**INFORMATION SUPPLIED**
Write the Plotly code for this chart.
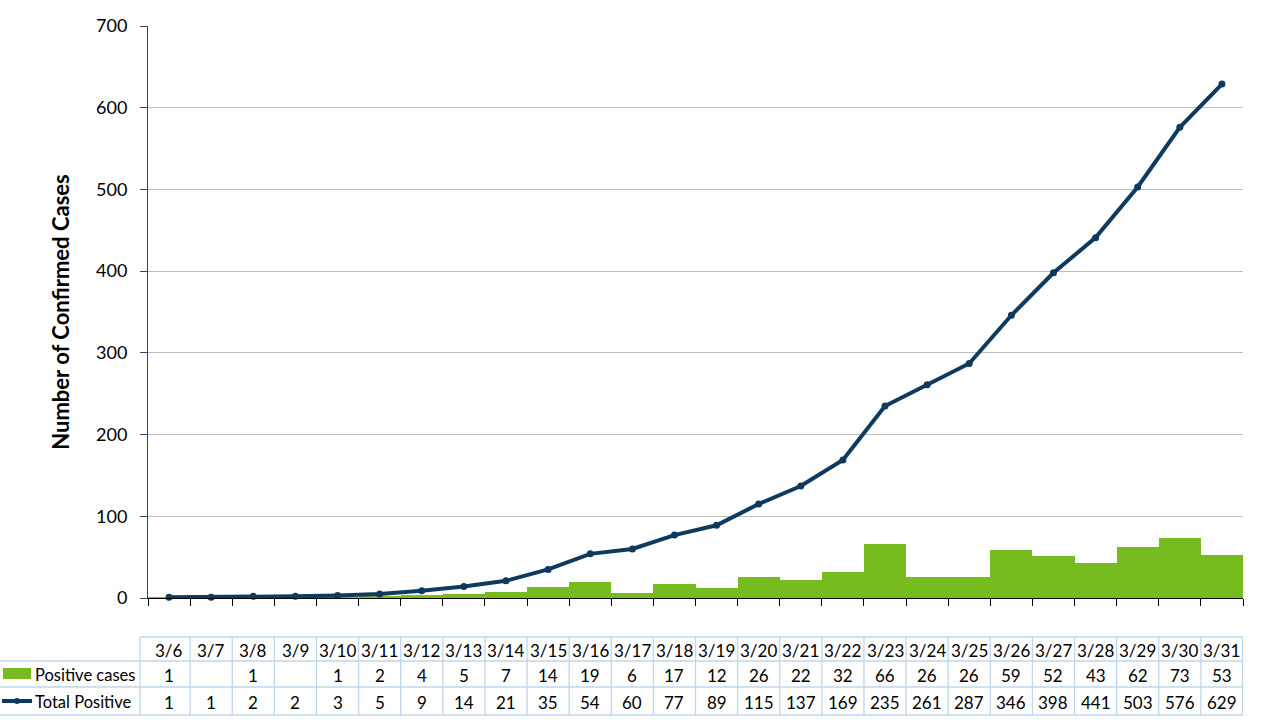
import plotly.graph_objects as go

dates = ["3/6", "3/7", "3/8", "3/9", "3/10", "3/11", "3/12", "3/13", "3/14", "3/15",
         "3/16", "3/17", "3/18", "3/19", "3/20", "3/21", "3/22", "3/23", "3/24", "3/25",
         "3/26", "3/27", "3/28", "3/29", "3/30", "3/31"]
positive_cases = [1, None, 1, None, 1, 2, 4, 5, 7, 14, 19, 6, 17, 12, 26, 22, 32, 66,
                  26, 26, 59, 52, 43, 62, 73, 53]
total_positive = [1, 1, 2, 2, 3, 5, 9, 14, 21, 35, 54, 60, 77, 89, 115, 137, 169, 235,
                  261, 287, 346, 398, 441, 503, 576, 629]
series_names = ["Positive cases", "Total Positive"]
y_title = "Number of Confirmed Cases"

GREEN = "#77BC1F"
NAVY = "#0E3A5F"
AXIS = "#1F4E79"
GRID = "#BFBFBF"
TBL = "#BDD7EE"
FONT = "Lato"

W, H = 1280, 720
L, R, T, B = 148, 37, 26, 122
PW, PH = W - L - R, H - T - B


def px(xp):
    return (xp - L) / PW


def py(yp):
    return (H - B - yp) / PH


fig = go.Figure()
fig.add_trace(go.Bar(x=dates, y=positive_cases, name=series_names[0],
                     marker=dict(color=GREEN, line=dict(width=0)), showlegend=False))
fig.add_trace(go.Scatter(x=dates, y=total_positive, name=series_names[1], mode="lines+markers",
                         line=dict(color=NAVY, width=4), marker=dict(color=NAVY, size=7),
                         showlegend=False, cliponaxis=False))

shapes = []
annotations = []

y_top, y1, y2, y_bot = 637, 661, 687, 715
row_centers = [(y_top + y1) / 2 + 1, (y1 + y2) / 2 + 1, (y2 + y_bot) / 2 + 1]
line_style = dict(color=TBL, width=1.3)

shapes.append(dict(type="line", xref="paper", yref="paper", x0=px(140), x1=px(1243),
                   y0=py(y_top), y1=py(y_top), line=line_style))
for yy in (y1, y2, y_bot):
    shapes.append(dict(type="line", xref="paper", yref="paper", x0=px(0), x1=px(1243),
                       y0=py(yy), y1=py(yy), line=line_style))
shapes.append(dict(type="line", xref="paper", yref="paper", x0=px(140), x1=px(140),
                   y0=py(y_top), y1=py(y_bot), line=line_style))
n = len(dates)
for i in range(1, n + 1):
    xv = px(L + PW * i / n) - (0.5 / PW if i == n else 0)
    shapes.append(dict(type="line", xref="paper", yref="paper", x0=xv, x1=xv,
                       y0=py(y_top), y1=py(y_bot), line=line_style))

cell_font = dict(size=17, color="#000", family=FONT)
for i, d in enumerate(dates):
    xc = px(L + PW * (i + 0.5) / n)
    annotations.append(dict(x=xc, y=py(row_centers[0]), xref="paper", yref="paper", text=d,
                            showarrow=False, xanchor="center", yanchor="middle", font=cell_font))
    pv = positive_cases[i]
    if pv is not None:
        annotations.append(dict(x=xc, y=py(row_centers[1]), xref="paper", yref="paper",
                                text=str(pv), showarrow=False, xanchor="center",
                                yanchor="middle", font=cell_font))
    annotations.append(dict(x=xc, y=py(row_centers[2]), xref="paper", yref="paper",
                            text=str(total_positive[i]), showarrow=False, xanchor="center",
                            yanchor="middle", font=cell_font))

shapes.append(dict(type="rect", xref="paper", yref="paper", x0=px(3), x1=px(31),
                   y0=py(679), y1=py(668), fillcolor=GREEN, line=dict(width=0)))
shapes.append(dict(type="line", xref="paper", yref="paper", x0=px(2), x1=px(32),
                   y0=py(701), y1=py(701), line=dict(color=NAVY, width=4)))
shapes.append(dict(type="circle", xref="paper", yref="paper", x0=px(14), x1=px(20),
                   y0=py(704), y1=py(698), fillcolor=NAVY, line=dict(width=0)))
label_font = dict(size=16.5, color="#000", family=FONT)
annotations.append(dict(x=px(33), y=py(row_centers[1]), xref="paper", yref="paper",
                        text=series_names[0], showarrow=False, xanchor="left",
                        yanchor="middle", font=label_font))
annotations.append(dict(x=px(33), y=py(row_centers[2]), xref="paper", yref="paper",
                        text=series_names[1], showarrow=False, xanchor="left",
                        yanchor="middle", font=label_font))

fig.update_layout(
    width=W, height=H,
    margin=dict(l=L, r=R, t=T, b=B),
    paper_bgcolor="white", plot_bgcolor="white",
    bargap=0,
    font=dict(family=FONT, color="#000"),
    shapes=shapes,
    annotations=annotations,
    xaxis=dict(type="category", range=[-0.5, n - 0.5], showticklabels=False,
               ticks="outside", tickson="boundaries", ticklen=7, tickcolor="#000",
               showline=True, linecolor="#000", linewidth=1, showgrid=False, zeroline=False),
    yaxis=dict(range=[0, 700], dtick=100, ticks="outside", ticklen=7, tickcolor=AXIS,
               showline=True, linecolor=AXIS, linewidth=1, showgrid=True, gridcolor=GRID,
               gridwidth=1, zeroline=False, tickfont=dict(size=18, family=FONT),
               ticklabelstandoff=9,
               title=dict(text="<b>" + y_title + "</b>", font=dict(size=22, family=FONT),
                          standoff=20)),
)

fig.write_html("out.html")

**PROBLEM DESCRIPTION**
Pictures are excluded; extract exactly the lines from the start of the data through the line that holds "import plotly.graph_objects as go", both ends included.

**OUTPUT BELOW**
Write the Plotly code for this chart.
import plotly.graph_objects as go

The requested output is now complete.